Architecture | Ampere Altra Max | x86_64 |
---|---|---|
Make & Model | HPE RL300 | Dell PowerEdge R650 |
Cluster Nodes | 3 | 3 |
CPU | Ampere M128-30 | Intel Ice Lake Xeon SP 6342 |
Sockets/Node | 1 | 2 |
Cores/Socket | 128 | 24 |
Threads/Socket | 128 | 48 |
CPU Speed | 3.0 GHz | 2.8 GHz / 3.5 GHz (turbo) |
Memory | 512GB, DDR4, 3200 MHz | 512GB, DDR4, 3200 MHz |
Network Card | 1 x Mellanox CD-6 Dx | 1 x Mellanox CX-6 Dx |
Storage | 4 x Micron 7450 Gen 4 NVME | 4 x ScaleFlux CSD 3010 Gen 4 NVME |
Kernel Version | 4.18.0-348.7.1 | 5.15.0-60-generic |
Operating System | CentOS 8.5 | Ubuntu 22.04 LTS |
Spark Version | 3.3.1 | 3.3.1 |
To compare the performance of the two clusters, two three-node clusters were set up using Dell PowerEdge R650 servers with Intel Ice Lake processors and HPE RL300 with Altra Max processors. Both clusters were running Spark version 3.3.1 and were configured to use Apache Hadoop Yarn 3.3.4. A data set of 3 TB was used to perform benchmarking using both HiBench and TPC-DS benchmarking tools on these clusters. The results were then analyzed to determine the performance and scalability of each cluster under the given workload.
To evaluate cluster performance, we collected the throughput data from HiBench for TeraSort and the total time taken to execute all the 99 SQL queries from TPC-DS on the clusters. We also measured the total power consumption of the clusters using IPMI and Redfish tools. This data was used to compare the performance and power efficiency of the two clusters running Spark with Altra Max and Ice Lake processors.
During our testing, we found that the TeraSort throughput was 18% higher on the Altra Max systems compared to the Intel Ice Lake systems. Additionally, we observed that the TPC-DS queries completed 21% faster for the same dataset size of 3TB on the Altra Max systems. These results indicate that the Altra Max processors provide better performance for big data workloads like Spark, compared to the Intel Ice Lake processors.
The Perf/Watt ratio is an important metric for measuring energy efficiency in data centers. To measure the energy efficiency of each cluster, we calculated the Perf/Watt ratio by dividing TeraSort cluster throughput (MBPS) by cluster power consumed (watts) during the benchmarking interval. We took the time taken and the power consumed to calculate the relative Perf/Watt ratio while running TPC-DS benchmark.
The Altra Max system was observed to have a superior Perf/Watt ratio of around 195% while running TeraSort and 177% while running TPC-DS workloads when compared to Intel Ice Lake systems.

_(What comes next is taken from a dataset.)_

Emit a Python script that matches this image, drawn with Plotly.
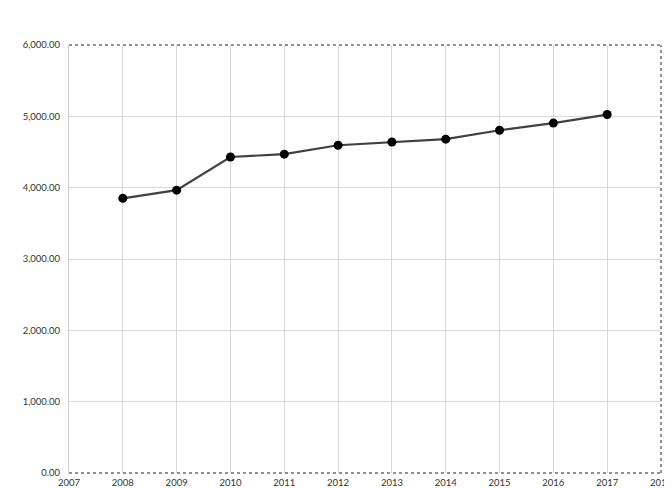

We extended the 3-node cluster data to calculate efficiency at the rack level (42U with 12kW power budget, leaving room for network and other equipment). We found that the HPE RL300 servers with Altra Max processors delivered 89% higher TeraSort throughput compared to Dell PowerEdge R650 servers with Intel Ice Lake processors under the same power budget. In addition, to achieve the same TeraSort throughput, Intel Ice Lake systems required 76% more rack space than Altra Max systems.
Pairing scalability and sustainability are essential tasks for operators of Big Data processing infrastructure.
Our benchmarking efforts indicate that Ampere’s Altra Max CPUs offer notably better performance and consume less power while scaling out infrastructure. While extrapolating the three node cluster data to rack-level data, we found that in order to achieve comparable performance, we would require 64 Intel Ice Lake sockets as opposed to only 30 Altra Max sockets. More importantly, given the rack-level power budget (12kW), the Intel-based deployment would result in a 2nd rack needing to be deployed, which in turn requires its own network, cooling and power management infrastructure. This translates to a significant power savings of 90% with the use of Altra Max servers compared to Intel servers while running Spark workloads.
The key benefits of running Hadoop on Ampere Altra Max processors are:
Increased Throughput: Based on the type of workload, Ampere Cloud Native Processors running Spark exhibit around 20% improvement in throughput compared to legacy x86 servers.
Conserved Rack Space: When it comes to scaling out workloads, Ampere Altra Max's combination of performance and power efficiency enables exceptional performance per rack, especially for high-demand workloads like Spark. Our observations showed that x86 systems required 76% more rack space for delivering the same throughput as Altra Max.
Lower Power Consumption: The use of Ampere Altra Max processors in Spark workloads can result in significant power savings and higher scalability due to their superior performance and power efficiency. In the study conducted, a power savings of 90% was observed at scale compared to traditional x86 servers.
As part of performance benchmarking, we observed run to run variations in the measured throughput. In order to minimize the effects of these variations, we ran each test 3 times and used the geomean of the measured throughput in MBPS and power consumption in watts for our final calculations.
Disclaimer: All data and information contained in or disclosed by this document are for informational purposes only and are subject to change. This document may contain technical inaccuracies, omissions and typographical errors, and Ampere Computing LLC, and its affiliates (“Ampere”), is under no obligation to update or otherwise correct this information. Ampere makes no representations or warranties of any kind, including express or implied guarantees of noninfringement, merchantability or fitness for a particular purpose, regarding the information contained in this document and assumes no liability of any kind. Ampere is not responsible for any errors or omissions in this information or for the results obtained from the use of this information. All information in this presentation is provided “as is”, with no guarantee of completeness, accuracy, or timeliness.